Although the state cannot show "substantial prejudice," it does not automatically mandate that a voluntary and knowledgeable plea of guilty be allowed to be withdrawn. It is simply one factor among many that we consider. Appellant's argument for plea withdrawal is undercut by his lack of cooperation with the presentence investigation, by the charging of a new offense after this plea agreement, and by the claimed violation of the no-contact order.
Appellant's basic argument is that since entering an Alford plea, with the assistance of counsel, he has changed his mind and now claims innocence. It appears appellant had a change of heart between his plea and his request to withdraw the plea.

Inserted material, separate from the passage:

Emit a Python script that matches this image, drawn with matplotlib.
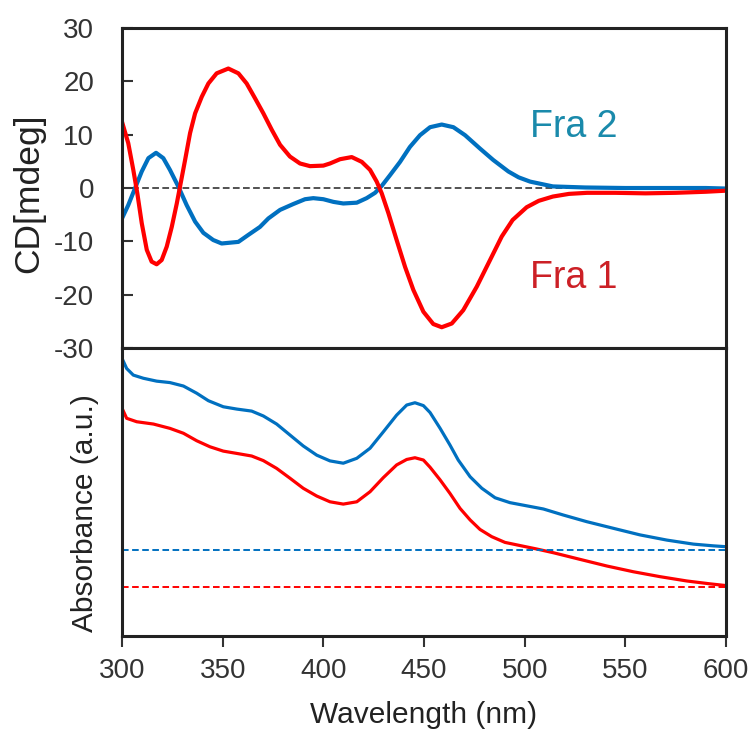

As respondent notes, changing your mind after tendering an Alford plea is not enough by itself to require a district court to withdraw a plea. No pleas of guilty, whether made before or after sentencing, can be "automatically" withdrawn. There needs to be a sound legal basis for withdrawal. See Kim, 434 N.W.2d at 266 (rejecting liberal and lenient approaches to plea withdrawals). The district court did not abuse its discretion in denying appellant's request to withdraw his plea.